** START OF Supplied data **

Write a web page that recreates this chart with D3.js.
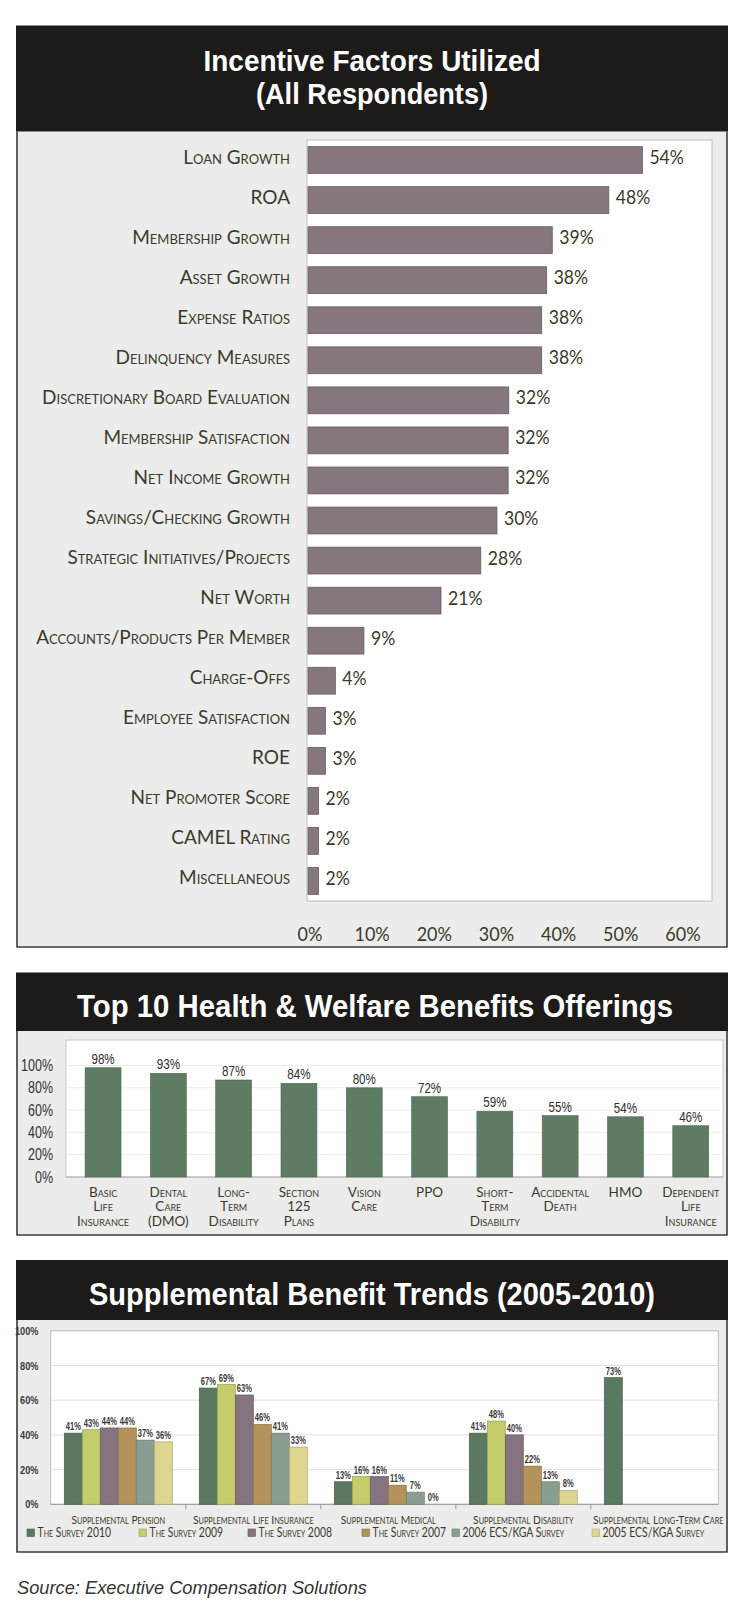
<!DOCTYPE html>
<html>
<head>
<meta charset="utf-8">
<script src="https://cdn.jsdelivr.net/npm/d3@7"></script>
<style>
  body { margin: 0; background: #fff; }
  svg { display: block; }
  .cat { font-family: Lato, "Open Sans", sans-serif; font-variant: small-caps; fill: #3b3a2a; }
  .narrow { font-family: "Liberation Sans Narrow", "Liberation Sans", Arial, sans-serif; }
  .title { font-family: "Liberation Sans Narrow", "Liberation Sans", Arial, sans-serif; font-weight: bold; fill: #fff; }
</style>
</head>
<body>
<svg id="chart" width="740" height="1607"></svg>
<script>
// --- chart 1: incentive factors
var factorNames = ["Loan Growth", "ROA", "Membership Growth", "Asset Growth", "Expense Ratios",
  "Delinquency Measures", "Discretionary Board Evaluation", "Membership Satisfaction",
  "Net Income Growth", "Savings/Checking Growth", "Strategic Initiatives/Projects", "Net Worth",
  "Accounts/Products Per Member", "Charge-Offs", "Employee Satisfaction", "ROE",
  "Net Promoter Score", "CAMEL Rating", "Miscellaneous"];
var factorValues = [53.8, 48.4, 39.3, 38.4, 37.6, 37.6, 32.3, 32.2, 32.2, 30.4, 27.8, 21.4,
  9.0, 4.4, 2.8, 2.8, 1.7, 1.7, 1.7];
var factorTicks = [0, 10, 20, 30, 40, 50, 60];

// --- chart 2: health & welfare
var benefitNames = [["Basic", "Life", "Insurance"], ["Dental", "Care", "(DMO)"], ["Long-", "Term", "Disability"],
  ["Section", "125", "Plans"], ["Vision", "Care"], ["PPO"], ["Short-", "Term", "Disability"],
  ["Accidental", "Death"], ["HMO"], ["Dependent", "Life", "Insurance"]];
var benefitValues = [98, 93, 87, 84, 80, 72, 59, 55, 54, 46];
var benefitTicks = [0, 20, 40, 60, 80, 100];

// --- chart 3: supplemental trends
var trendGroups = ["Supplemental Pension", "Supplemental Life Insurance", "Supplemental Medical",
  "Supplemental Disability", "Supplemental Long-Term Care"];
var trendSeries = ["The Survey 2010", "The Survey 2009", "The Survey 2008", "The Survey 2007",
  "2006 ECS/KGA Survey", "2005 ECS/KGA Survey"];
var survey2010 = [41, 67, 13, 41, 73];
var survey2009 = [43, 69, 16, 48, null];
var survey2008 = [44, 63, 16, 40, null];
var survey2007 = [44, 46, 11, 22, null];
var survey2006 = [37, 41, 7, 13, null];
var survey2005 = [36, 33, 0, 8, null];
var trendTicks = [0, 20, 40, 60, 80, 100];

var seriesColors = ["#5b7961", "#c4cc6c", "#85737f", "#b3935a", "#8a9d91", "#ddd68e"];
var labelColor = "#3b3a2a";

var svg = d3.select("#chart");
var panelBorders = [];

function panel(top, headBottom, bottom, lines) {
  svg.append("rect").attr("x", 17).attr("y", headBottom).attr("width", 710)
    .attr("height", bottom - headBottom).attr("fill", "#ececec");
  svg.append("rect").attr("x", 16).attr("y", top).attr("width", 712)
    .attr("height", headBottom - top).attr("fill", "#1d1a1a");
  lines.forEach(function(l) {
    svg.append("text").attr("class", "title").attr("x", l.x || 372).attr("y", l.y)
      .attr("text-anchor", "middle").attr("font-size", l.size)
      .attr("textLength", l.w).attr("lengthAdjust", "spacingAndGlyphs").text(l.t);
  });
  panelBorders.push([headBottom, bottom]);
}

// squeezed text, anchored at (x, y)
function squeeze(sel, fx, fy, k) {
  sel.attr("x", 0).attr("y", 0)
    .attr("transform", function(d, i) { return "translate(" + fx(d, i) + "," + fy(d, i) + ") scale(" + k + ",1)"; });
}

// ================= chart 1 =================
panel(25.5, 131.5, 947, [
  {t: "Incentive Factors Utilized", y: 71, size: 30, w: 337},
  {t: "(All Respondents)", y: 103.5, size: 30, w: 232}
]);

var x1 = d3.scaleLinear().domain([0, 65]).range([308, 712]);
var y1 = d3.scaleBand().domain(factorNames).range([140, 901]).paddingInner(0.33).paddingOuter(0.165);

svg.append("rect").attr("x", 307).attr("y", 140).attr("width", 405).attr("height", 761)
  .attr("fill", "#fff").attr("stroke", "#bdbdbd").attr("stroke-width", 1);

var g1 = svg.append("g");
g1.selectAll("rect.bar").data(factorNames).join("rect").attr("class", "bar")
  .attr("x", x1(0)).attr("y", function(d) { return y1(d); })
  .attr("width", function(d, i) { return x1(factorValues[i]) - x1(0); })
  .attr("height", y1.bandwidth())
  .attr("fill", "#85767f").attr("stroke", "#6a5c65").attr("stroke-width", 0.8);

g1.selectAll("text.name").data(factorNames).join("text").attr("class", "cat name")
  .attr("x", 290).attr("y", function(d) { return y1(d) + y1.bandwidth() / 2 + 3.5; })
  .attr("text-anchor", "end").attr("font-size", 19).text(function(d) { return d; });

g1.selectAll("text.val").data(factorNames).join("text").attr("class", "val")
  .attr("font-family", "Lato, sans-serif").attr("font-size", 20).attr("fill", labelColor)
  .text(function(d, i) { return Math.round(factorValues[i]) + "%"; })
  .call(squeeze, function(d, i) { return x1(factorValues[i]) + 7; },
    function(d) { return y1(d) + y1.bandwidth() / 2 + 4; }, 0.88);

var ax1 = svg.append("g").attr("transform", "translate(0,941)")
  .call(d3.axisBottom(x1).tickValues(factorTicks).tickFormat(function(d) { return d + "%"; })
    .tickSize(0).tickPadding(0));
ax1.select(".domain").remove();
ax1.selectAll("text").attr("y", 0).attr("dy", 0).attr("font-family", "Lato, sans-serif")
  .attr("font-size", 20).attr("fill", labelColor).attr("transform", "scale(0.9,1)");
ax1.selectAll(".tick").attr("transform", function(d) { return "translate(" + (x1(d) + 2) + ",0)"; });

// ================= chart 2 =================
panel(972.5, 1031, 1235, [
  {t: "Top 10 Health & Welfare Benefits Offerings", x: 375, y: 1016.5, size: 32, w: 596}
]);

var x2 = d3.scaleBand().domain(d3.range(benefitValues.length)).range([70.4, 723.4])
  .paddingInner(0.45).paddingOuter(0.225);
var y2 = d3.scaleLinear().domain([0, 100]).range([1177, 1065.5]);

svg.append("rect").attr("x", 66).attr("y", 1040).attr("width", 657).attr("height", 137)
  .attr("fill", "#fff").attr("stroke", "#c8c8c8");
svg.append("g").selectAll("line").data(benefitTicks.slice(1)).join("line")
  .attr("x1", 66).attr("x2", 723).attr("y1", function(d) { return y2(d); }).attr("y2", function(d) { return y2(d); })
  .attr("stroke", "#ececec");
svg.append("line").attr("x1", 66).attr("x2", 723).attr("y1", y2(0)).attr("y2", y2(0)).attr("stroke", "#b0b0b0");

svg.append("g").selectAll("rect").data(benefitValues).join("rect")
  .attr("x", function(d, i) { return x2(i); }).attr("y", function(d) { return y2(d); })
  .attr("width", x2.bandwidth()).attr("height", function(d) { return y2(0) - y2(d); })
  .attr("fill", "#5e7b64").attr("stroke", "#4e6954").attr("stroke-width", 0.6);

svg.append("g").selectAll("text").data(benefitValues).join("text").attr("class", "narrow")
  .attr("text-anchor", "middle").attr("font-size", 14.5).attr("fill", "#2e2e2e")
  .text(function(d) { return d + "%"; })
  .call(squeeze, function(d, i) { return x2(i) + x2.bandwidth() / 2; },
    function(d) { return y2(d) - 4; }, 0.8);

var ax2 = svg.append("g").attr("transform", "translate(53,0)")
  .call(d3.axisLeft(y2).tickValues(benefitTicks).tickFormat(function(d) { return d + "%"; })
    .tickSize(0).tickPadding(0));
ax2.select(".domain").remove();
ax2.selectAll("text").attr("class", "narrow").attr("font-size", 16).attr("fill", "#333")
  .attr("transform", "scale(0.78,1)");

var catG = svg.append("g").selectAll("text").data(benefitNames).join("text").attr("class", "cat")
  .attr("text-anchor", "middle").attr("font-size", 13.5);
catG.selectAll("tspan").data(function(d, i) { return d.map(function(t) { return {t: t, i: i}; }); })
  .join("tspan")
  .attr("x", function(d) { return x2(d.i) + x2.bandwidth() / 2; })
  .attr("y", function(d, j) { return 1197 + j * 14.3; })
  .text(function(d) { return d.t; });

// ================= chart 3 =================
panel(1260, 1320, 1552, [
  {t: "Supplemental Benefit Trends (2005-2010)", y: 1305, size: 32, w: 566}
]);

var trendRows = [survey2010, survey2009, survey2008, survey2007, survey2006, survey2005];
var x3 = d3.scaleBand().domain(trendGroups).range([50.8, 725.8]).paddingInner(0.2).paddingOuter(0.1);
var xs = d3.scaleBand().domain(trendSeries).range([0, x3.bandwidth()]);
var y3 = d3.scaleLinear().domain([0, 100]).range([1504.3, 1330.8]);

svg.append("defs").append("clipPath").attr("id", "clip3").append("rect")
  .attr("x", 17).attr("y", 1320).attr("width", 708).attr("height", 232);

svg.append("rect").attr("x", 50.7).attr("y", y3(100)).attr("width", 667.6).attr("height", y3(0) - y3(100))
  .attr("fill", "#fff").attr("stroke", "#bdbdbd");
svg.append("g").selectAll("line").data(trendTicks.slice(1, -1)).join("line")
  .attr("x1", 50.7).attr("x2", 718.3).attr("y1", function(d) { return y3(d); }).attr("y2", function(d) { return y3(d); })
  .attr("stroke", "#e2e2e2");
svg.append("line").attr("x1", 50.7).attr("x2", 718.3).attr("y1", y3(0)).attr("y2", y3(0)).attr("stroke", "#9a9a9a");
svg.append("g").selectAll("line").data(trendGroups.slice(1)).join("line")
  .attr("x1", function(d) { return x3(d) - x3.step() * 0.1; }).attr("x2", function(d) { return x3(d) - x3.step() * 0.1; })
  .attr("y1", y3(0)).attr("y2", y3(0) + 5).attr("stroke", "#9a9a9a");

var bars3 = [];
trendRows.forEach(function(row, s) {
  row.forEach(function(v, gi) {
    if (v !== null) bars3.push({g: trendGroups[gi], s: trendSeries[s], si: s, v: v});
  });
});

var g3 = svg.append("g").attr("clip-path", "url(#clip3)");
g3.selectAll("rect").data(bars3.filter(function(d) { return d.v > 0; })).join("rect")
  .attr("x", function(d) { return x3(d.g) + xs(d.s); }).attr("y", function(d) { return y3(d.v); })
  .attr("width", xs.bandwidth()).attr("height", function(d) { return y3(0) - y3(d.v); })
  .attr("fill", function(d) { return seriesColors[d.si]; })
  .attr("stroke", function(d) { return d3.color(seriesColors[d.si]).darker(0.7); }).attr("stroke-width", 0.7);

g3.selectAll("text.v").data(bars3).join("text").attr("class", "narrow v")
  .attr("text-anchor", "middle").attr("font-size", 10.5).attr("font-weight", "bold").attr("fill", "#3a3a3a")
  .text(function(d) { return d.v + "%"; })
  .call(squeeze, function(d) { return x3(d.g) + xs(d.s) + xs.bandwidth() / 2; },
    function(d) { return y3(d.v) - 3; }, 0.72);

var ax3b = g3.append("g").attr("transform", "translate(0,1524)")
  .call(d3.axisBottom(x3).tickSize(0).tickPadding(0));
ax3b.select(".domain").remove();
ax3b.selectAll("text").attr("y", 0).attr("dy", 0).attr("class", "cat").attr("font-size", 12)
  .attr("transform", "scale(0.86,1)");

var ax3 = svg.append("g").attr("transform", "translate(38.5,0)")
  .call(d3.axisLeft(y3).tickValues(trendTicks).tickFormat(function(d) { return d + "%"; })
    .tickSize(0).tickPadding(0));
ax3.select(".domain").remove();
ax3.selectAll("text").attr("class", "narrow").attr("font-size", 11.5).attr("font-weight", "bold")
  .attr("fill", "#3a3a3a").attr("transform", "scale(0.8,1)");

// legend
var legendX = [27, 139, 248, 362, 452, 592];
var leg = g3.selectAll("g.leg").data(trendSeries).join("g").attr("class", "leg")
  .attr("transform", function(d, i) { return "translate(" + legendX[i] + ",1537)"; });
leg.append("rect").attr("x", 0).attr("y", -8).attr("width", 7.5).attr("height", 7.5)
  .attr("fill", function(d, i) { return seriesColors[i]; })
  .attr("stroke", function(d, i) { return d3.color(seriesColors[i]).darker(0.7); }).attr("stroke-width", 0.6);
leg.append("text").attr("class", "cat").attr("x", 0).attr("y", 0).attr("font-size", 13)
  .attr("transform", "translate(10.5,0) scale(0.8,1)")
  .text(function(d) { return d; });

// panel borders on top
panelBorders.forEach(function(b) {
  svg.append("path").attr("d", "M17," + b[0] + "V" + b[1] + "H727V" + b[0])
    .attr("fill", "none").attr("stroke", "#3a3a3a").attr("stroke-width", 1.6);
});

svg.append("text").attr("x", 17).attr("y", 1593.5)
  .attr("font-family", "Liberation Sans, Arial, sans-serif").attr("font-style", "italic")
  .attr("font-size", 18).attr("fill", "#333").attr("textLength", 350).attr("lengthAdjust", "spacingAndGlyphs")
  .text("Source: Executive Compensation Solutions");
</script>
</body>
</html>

** END OF Supplied data **
** START OF Supplied data **

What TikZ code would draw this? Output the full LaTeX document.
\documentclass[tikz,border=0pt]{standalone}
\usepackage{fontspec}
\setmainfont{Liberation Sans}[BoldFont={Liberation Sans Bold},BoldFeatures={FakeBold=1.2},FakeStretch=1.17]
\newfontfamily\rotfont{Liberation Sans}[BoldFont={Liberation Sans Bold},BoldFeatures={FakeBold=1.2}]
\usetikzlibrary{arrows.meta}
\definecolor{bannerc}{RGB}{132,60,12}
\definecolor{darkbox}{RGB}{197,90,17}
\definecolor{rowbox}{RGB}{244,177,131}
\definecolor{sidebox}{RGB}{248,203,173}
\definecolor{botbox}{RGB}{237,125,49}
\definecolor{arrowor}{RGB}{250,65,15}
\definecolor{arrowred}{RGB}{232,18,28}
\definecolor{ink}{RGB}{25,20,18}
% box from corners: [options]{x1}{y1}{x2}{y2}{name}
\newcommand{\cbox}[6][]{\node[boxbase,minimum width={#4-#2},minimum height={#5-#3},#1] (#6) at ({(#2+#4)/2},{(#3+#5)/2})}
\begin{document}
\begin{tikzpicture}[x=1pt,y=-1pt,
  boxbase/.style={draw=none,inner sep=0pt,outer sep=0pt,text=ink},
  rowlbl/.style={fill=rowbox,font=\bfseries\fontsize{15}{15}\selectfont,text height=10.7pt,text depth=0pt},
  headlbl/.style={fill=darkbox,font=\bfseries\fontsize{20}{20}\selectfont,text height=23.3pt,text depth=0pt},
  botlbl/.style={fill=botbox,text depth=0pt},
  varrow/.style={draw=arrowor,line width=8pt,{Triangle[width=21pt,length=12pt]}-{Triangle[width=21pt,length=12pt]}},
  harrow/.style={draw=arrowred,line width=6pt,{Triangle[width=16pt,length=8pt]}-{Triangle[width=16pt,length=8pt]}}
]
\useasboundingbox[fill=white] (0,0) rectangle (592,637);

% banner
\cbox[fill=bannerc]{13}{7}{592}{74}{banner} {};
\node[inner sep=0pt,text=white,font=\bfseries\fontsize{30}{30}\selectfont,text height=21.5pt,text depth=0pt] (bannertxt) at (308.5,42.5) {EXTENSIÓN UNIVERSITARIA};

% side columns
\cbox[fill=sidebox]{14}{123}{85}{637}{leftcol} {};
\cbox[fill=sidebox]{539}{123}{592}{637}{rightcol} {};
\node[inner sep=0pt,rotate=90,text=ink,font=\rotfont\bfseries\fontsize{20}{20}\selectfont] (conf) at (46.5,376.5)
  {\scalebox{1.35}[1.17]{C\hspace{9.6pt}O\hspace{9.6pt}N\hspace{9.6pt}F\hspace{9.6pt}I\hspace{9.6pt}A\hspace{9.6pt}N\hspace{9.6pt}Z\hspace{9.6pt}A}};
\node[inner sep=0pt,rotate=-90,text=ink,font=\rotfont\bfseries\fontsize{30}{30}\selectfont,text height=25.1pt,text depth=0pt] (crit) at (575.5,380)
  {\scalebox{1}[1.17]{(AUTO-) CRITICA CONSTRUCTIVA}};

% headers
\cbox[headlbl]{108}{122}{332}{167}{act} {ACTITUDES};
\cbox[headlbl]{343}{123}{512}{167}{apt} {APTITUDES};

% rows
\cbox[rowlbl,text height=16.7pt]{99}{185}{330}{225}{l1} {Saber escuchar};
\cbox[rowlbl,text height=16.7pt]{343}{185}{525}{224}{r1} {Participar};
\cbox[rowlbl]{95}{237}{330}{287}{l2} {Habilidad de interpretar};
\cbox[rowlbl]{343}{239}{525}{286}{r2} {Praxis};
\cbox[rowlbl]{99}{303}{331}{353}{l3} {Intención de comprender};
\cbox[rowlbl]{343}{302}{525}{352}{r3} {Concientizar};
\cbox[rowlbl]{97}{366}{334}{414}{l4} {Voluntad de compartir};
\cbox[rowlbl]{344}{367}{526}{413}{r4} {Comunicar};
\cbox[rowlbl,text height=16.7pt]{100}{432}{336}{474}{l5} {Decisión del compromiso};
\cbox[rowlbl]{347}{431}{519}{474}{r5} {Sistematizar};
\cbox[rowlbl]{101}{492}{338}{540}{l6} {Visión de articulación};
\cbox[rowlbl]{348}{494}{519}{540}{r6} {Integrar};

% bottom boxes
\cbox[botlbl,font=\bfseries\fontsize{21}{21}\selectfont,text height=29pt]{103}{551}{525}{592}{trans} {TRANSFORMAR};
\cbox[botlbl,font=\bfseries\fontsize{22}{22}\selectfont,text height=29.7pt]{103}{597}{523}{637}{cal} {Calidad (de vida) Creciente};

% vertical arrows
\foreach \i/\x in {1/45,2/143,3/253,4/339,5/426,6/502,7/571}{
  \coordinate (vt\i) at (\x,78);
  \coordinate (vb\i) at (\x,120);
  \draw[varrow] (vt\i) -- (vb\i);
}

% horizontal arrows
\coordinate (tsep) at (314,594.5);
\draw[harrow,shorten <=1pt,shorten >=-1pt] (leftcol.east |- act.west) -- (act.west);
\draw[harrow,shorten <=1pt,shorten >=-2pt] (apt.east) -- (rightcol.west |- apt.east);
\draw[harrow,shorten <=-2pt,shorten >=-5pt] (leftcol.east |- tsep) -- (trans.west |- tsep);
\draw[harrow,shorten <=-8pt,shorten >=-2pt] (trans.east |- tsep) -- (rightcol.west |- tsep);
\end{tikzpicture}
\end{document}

** END OF Supplied data **
** START OF Supplied data **

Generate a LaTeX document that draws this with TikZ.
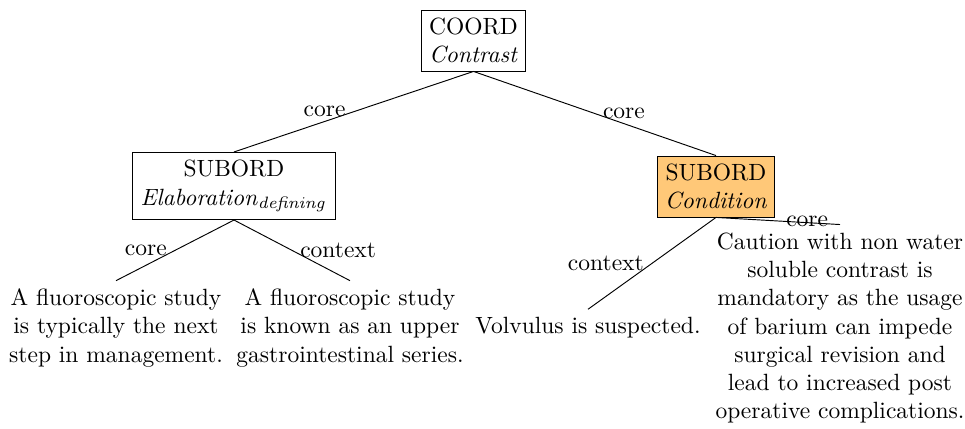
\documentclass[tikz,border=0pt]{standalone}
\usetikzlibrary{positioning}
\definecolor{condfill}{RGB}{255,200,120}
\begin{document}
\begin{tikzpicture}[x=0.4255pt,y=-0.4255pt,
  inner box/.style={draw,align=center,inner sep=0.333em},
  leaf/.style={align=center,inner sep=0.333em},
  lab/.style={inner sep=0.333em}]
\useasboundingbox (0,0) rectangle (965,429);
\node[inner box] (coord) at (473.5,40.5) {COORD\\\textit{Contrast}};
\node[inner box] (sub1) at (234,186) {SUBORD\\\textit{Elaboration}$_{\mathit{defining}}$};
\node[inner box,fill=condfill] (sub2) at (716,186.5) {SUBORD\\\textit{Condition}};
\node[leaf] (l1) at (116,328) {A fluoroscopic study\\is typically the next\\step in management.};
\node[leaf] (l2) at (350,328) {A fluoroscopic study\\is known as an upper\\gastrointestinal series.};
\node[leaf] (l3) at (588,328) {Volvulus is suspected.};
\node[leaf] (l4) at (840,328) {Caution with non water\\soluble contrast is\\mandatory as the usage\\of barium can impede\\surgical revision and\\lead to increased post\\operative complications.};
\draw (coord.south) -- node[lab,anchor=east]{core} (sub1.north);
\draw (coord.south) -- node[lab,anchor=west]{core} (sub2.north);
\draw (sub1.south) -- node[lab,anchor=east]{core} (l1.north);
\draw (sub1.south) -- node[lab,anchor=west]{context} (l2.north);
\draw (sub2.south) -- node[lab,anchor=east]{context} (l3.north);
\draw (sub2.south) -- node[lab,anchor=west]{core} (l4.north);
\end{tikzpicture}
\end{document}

** END OF Supplied data **

Which lines include the word "this"? Copy every one of them.

== Answer for the task ==
Write a web page that recreates this chart with D3.js.
What TikZ code would draw this? Output the full LaTeX document.
Generate a LaTeX document that draws this with TikZ.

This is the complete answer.